Video Researchers Put Words In Obama's Mouth
SEATTLE—Researchers at the University of Washington have created video of President Obama saying something he did not say. Using the former president as a subject, Supasorn Suwajanakorn, Steven M. Seitz and Ira Kemelmacher-Shlizerman synthesized a “high-quality video of him speaking with accurate lip sync, composited into a target video clip.”
They described the process as follows in their article, “Synthesizing Obama: Learning Lip Sync from Audio,” published in this month in ACM Transactions on Graphics:
“Trained on many hours of his weekly address footage, a recurrent neural network learns the mapping from raw audio features to mouth shapes.

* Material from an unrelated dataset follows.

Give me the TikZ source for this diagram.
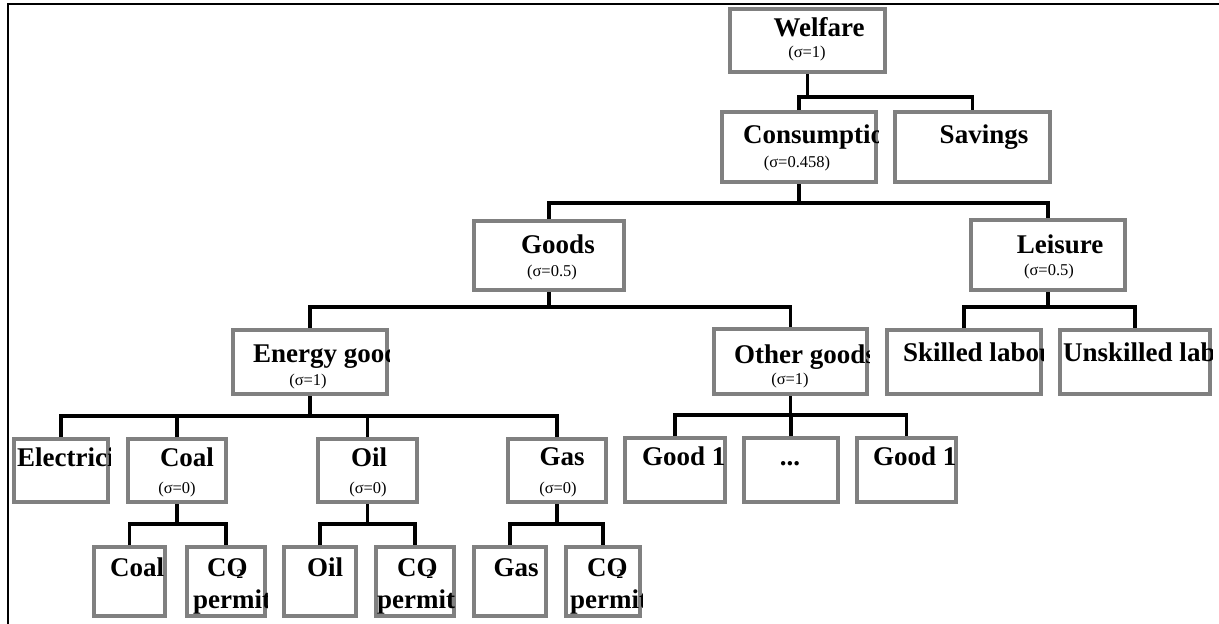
\documentclass[tikz,border=0pt]{standalone}
\usepackage{fontspec}
\setmainfont{Liberation Serif}
\definecolor{boxgray}{HTML}{808080}
\tikzset{
  box/.style={draw=boxgray, line width=4pt, fill=white, inner sep=0pt, outer sep=2pt, rectangle},
  conn/.style={draw=black, line width=3.6pt},
  frameline/.style={draw=black, line width=2.4pt},
  ttl/.style={inner sep=0pt, font=\fontsize{27}{27}\selectfont\bfseries},
  sig/.style={inner sep=0pt, font=\fontsize{16.5}{16.5}\selectfont},
}
\newcommand\bx[5]{\node[box, minimum width={(#4)-(#2)-4}, minimum height={(#5)-(#3)-4}] (#1) at ({((#2)+(#4))/2},{((#3)+(#5))/2}) {};}
\newcommand\inbox[2]{\begin{scope}\clip (#1.south west) rectangle (#1.north east); #2 \end{scope}}
\newcommand\cotwo{CO\kern-11pt\raisebox{-2pt}{\fontsize{13}{13}\selectfont 2}}
\begin{document}
\begin{tikzpicture}[x=1pt, y=-1pt]
\useasboundingbox (0,0) rectangle (1219,624);
\draw[frameline] (8,624) -- (8,4) -- (1219,4);
% boxes
\bx{welfare}{728}{7}{887}{74}
\bx{cons}{720}{110}{878}{184}
\bx{sav}{893}{110}{1052}{184}
\bx{goods}{472}{219}{626}{292}
\bx{leis}{969}{218}{1127}{292}
\bx{energy}{231}{328}{389}{396}
\bx{other}{712}{327}{869}{396}
\bx{skilled}{885}{328}{1043}{396}
\bx{unsk}{1058}{328}{1212}{396}
\bx{elec}{12}{437}{110}{504}
\bx{coal}{126}{437}{228}{504}
\bx{oil}{316}{437}{419}{504}
\bx{gas}{506}{437}{608}{504}
\bx{gone}{623}{436}{727}{504}
\bx{gdots}{742}{436}{840}{504}
\bx{gtwo}{855}{436}{958}{504}
\bx{coalL}{92}{545}{167}{618}
\bx{coalP}{185}{545}{267}{618}
\bx{oilL}{282}{545}{358}{618}
\bx{oilP}{374}{545}{456}{618}
\bx{gasL}{472}{545}{548}{618}
\bx{gasP}{564}{545}{642}{618}
% junction coordinates
\coordinate (jw) at (806,97);
\coordinate (jc) at (798,203);
\coordinate (jg) at (548,307);
\coordinate (jl) at (1050,307);
\coordinate (je) at (307,416);
\coordinate (jo) at (789,415);
\coordinate (jcoal) at (177,524);
\coordinate (joil) at (367,524);
\coordinate (jgas) at (557,524);
% connectors
\draw[conn] (welfare.south) -- (welfare.south |- jw);
\draw[conn] (cons.north) |- (jw) -| (sav.north);
\draw[conn] (cons.south) -- (cons.south |- jc);
\draw[conn] (goods.north) |- (jc) -| (leis.north);
\draw[conn] (goods.south) -- (goods.south |- jg);
\draw[conn] (energy.north) |- (jg) -| (other.north);
\draw[conn] (leis.south) -- (leis.south |- jl);
\draw[conn] (skilled.north) |- (jl) -| (unsk.north);
\draw[conn] (energy.south) -- (energy.south |- je);
\draw[conn] (elec.north) |- (je) -| (gas.north);
\draw[conn] (coal.north) -- (coal.north |- je);
\draw[conn] (oil.north) -- (oil.north |- je);
\draw[conn] (other.south) -- (other.south |- jo);
\draw[conn] (gone.north) |- (jo) -| (gtwo.north);
\draw[conn] (gdots.north) -- (gdots.north |- jo);
\draw[conn] (coal.south) -- (coal.south |- jcoal);
\draw[conn] (coalL.north) |- (jcoal) -| (coalP.north);
\draw[conn] (oil.south) -- (oil.south |- joil);
\draw[conn] (oilL.north) |- (joil) -| (oilP.north);
\draw[conn] (gas.south) -- (gas.south |- jgas);
\draw[conn] (gasL.north) |- (jgas) -| (gasP.north);
% texts
\inbox{welfare}{\node[ttl, anchor=base] (t-welfare) at (819,36) {Welfare};
  \node[sig, anchor=base] (s-welfare) at (807,57) {(σ=1)};}
\inbox{cons}{\node[ttl, anchor=base west] (t-cons) at (743,143) {Consumption};
  \node[sig, anchor=base] (s-cons) at (797,167) {(σ=0.458)};}
\inbox{sav}{\node[ttl, anchor=base] (t-sav) at (984,143) {Savings};}
\inbox{goods}{\node[ttl, anchor=base] (t-goods) at (558,253) {Goods};
  \node[sig, anchor=base] (s-goods) at (552,276) {(σ=0.5)};}
\inbox{leis}{\node[ttl, anchor=base] (t-leis) at (1060,253) {Leisure};
  \node[sig, anchor=base] (s-leis) at (1049,275) {(σ=0.5)};}
\inbox{energy}{\node[ttl, anchor=base west] (t-energy) at (253,362) {Energy goods};
  \node[sig, anchor=base] (s-energy) at (308,385) {(σ=1)};}
\inbox{other}{\node[ttl, anchor=base west] (t-other) at (734,363) {Other goods};
  \node[sig, anchor=base] (s-other) at (790,384) {(σ=1)};}
\inbox{skilled}{\node[ttl, anchor=base west] (t-skilled) at (903,361) {Skilled labour};}
\inbox{unsk}{\node[ttl, anchor=base west] (t-unsk) at (1063,361) {Unskilled labour};}
\inbox{elec}{\node[ttl, anchor=base west] (t-elec) at (17,466) {Electricity};}
\inbox{coal}{\node[ttl, anchor=base] (t-coal) at (187,466) {Coal};
  \node[sig, anchor=base] (s-coal) at (177,493) {(σ=0)};}
\inbox{oil}{\node[ttl, anchor=base] (t-oil) at (369,466) {Oil};
  \node[sig, anchor=base] (s-oil) at (368,493) {(σ=0)};}
\inbox{gas}{\node[ttl, anchor=base] (t-gas) at (562,465) {Gas};
  \node[sig, anchor=base] (s-gas) at (558,493) {(σ=0)};}
\inbox{gone}{\node[ttl, anchor=base west] (t-gone) at (642,465) {Good 1};}
\inbox{gdots}{\node[ttl, anchor=base] (t-gdots) at (790,465) {...};}
\inbox{gtwo}{\node[ttl, anchor=base west] (t-gtwo) at (873,465) {Good 1};}
\inbox{coalL}{\node[ttl, anchor=base west] (t-coalL) at (110,576) {Coal};}
\inbox{coalP}{\node[ttl, anchor=base west] (t-coalP) at (207,576) {\cotwo};
  \node[ttl, anchor=base west] (p-coalP) at (193,608) {permit};}
\inbox{oilL}{\node[ttl, anchor=base] (t-oilL) at (325,576) {Oil};}
\inbox{oilP}{\node[ttl, anchor=base west] (t-oilP) at (397,576) {\cotwo};
  \node[ttl, anchor=base west] (p-oilP) at (377,608) {permit};}
\inbox{gasL}{\node[ttl, anchor=base] (t-gasL) at (516,576) {Gas};}
\inbox{gasP}{\node[ttl, anchor=base west] (t-gasP) at (587,576) {\cotwo};
  \node[ttl, anchor=base west] (p-gasP) at (570,608) {permit};}
\end{tikzpicture}
\end{document}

Given the mouth shape at each time instant, we synthesize high-quality mouth texture, and composite it with proper 3D pose matching to change what he appears to be saying in a target video to match the input audio track. Our approach produces photorealistic results.”
The team said they selected Obama for several reasons, including an “abundance” of publicly available high-definition video footage from his weekly addresses comprising 17 hours and 2 million frames over eight years, plus the consistency of lighting and other production variables as well as the former president’ typically “serious and direct tone.”
Creating an otherwise realistic lip-sync “due in part to the technical challenge of mapping from a one-dimensional signal to a 3D time-varying image, but also due to the fact that humans are extremely attuned to subtle details in the mouth region; many previous attempts at simulating talking heads have produced results that look uncanny.”
Implications for actual fake news notwithstanding, the researchers said the technology could have beneficial applications in the way of reducing transmission bandwidth, creating video synthesis that enables lip-reading from audio, and affecting avatars in special effects and games.
The researchers also prepared a presentation for SIGGRAPH 2017.